Quelle est votre perception de la situation en RDC ?
Le Congo est dans une tourmente. Nous avons vécu, il y a dix jours, une révolution autour du projet de loi électorale. Le pouvoir en place est dans la logique de s’éterniser à la tête du pays. Et, il avait deux cartes : celle de la modification constitutionnelle qui n’a pas marché et celle de la prolongation. Il l’a récemment grillée en voulant conditionner la tenue de la présidentielle de 2016 à l’organisation d’un recensement général. Or, dans un pays aussi démuni en infrastructures, comme la RDC, ce processus peut prendre entre 5 et 6 ans. Et mal lui a pris. Maintenant, nous nous demandons quel autre tour le régime prépare. C’est la raison de notre inquiétude. Par conséquent, nous demandons au peuple de rester vigilant car, ce pouvoir est capable de mettre le feu à la maison.
L’avènement du Pape François favorise-t-il l’émergence d’une nouvelle génération de prélats en Afrique? Je ne parlerai pas, pour ma part, de nouvelle génération. Mais, il y a une insistance et un message très clair du Pape François à revenir à la mission d’élévation de l’être humain. Le Pape prend clairement position pour le petit, le pauvre, le délaissé parce que ce sont eux qui ont perdu leur dignité dans nos sociétés aujourd’hui.
Or, la majorité des populations africaines sont dans une situation tellement misérable que l’Eglise en tant que mère est obligée de les soutenir dans leur quête de dignité et de respectabilité. Naturellement, cette prise de position a une incidence sur notre ministère car, nous ne pouvons rester insensibles à ce discours contre tout ce qui freine la promotion de l’Homme dans sa dignité. Mgr Ambongo, sans indiscrétion, êtes-vous un homme politique ? Tout dépend de ce que vous entendez par ‘’homme politique’’.
Si le politique est celui qui va au bureau tous les jours, le ministre, le député, le président etc., non, je ne le suis pas. En revanche, si par homme politique vous entendez celui qui a la passion de son peuple, qui s’implique dans le bonheur de ses concitoyens et ose prendre la parole quand leurs intérêts sont menacés, alors, je m’y retrouve naturellement. L’être humain a trois dimensions: politique, économique et socioculturelle. On ne peut pas prétendre le servir dans sa globalité sans prendre en compte tous ces aspects. L’Eglise est dans le socioculturel à travers la construction d’écoles, de centres de santé…

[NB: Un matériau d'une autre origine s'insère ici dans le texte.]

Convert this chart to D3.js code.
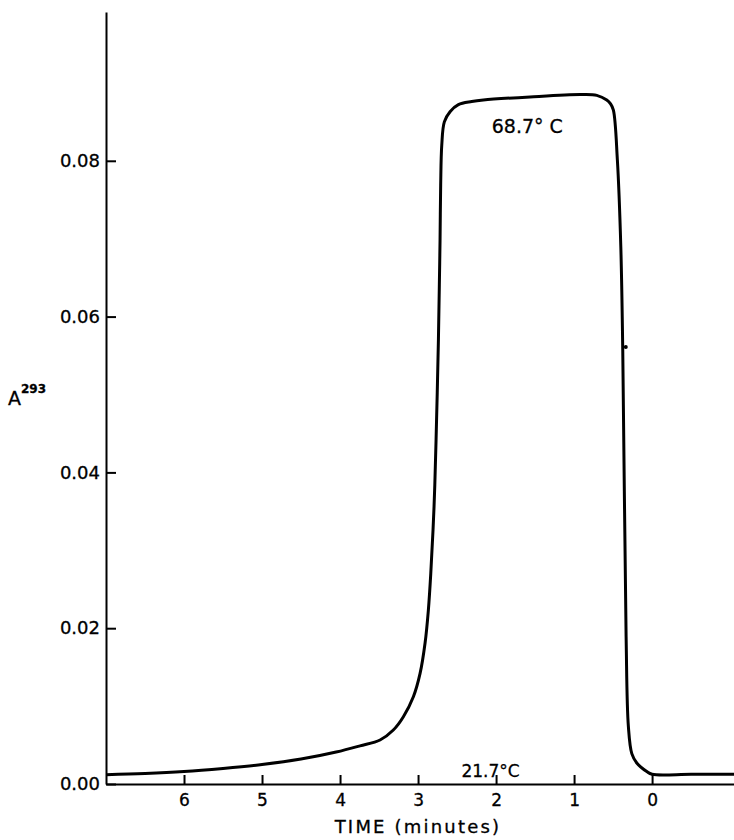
<!DOCTYPE html>
<html lang="en">
<head>
  <meta charset="utf-8">
  <title>A293 vs time</title>
  <script src="https://d3js.org/d3.v7.min.js"></script>
  <style>
    body {
      margin: 0;
      padding: 0;
      background-color: #fff;
    }
    svg text {
      font-family: "DejaVu Sans", sans-serif;
      fill: #000;
      stroke: #000;
      stroke-width: 0.3px;
    }
  </style>
</head>
<body>
  <svg id="chart" width="734" height="840"></svg>

  <script>
    // time (minutes, axis runs backwards) and absorbance at 293 nm
    const times = [7.0, 6.5, 6.0, 5.5, 5.0, 4.5, 4.05, 3.744, 3.487, 3.317, 3.188, 3.06,
      2.974, 2.91, 2.868, 2.837, 2.795, 2.769, 2.739, 2.727, 2.718, 2.71, 2.696, 2.663, 2.59,
      2.483, 2.312, 2.163, 1.564, 0.923, 0.709, 0.581, 0.532, 0.496, 0.445, 0.401, 0.376,
      0.333, 0.304, 0.26, 0.196, 0.068, 0.0, -0.5, -1.05];
    const absorbance = [0.0012, 0.00135, 0.0016, 0.002, 0.0025, 0.0032, 0.0041, 0.0049,
      0.00565, 0.00693, 0.00864, 0.0112, 0.0142, 0.0181, 0.0223, 0.027, 0.0356, 0.0442,
      0.057, 0.0641, 0.0698, 0.0769, 0.082, 0.085, 0.0863, 0.0872, 0.0876, 0.0878, 0.0882,
      0.0885, 0.0884, 0.0878, 0.0873, 0.0865, 0.0801, 0.069, 0.0557, 0.0189, 0.0074, 0.0039,
      0.0027, 0.0016, 0.00125, 0.00125, 0.00125];

    const xTicks = [6, 5, 4, 3, 2, 1, 0];
    const yTicks = [0, 0.02, 0.04, 0.06, 0.08];

    // little nick on the falling edge
    const markTime = [0.35];
    const markAbs = [0.0561];

    const tempLabels = [
      { text: "68.7° C", t: 1.6, a: 0.0836, size: 19 },
      { text: "21.7°C", t: 2.07, a: 0.0009, size: 17 }
    ];

    const svg = d3.select("#chart");

    const mLeft = 106, mRight = 734, mTop = 12, mBottom = 784;

    const x = d3.scaleLinear().domain([7, -1.05]).range([mLeft, mRight]);
    const y = d3.scaleLinear().domain([0, 0.0991]).range([mBottom, mTop]);

    // y axis, ticks pointing inward
    const yAxis = svg.append("g")
      .attr("transform", `translate(${mLeft},0)`)
      .call(d3.axisLeft(y).tickValues(yTicks).tickFormat(d3.format(".2f"))
        .tickSizeInner(-10).tickSizeOuter(0).tickPadding(6));
    yAxis.selectAll("text").style("font-size", "18px");
    yAxis.selectAll("line, path").attr("stroke", "#000").attr("stroke-width", 2);

    // x axis, ticks pointing up
    const xAxis = svg.append("g")
      .attr("transform", `translate(0,${mBottom})`)
      .call(d3.axisBottom(x).tickValues(xTicks).tickFormat(d3.format("d"))
        .tickSizeInner(-9).tickSizeOuter(0).tickPadding(10));
    xAxis.selectAll("text").style("font-size", "17px");
    xAxis.selectAll("line, path").attr("stroke", "#000").attr("stroke-width", 2);

    // the trace
    const points = times.map((t, i) => [x(t), y(absorbance[i])]);
    svg.append("path")
      .datum(points)
      .attr("fill", "none")
      .attr("stroke", "#000")
      .attr("stroke-width", 3)
      .attr("stroke-linejoin", "round")
      .attr("d", d3.line().curve(d3.curveCatmullRom.alpha(0.5)));

    svg.selectAll(".mark")
      .data(markTime)
      .join("circle")
      .attr("cx", (d, i) => x(d) + 1)
      .attr("cy", (d, i) => y(markAbs[i]))
      .attr("r", 2)
      .attr("fill", "#000");

    // temperature notes
    svg.selectAll(".temp")
      .data(tempLabels)
      .join("text")
      .attr("x", d => x(d.t))
      .attr("y", d => y(d.a))
      .attr("text-anchor", "middle")
      .style("font-size", d => d.size + "px")
      .text(d => d.text);

    // axis titles
    const yTitle = svg.append("text")
      .attr("x", 8)
      .attr("y", 405)
      .style("font-size", "19px");
    yTitle.append("tspan").text("A");
    yTitle.append("tspan")
      .attr("dy", -12)
      .style("font-size", "12px")
      .style("font-weight", "bold")
      .text("293");

    svg.append("text")
      .attr("x", 418)
      .attr("y", 833)
      .attr("text-anchor", "middle")
      .style("font-size", "18px")
      .style("letter-spacing", "2.2px")
      .text("TIME (minutes)");
  </script>
</body>
</html>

Elle est aussi dans l’économie avec la Caritas qui, en collaboration avec le gouvernement, paie notamment des enseignants. Il n’y a jamais eu de critiques par rapport à toutes ces actions. Mais, quand il s’agit de politique, certains sont offusqués par nos prises de positions. L’Eglise ne fait pas de la politique politicienne, misérable et dépourvue de tout intérêt général. Elle participe juste à l’accomplissement de la troisième dimension de l’être humain en lui éclairant la voie et en guidant ses pas.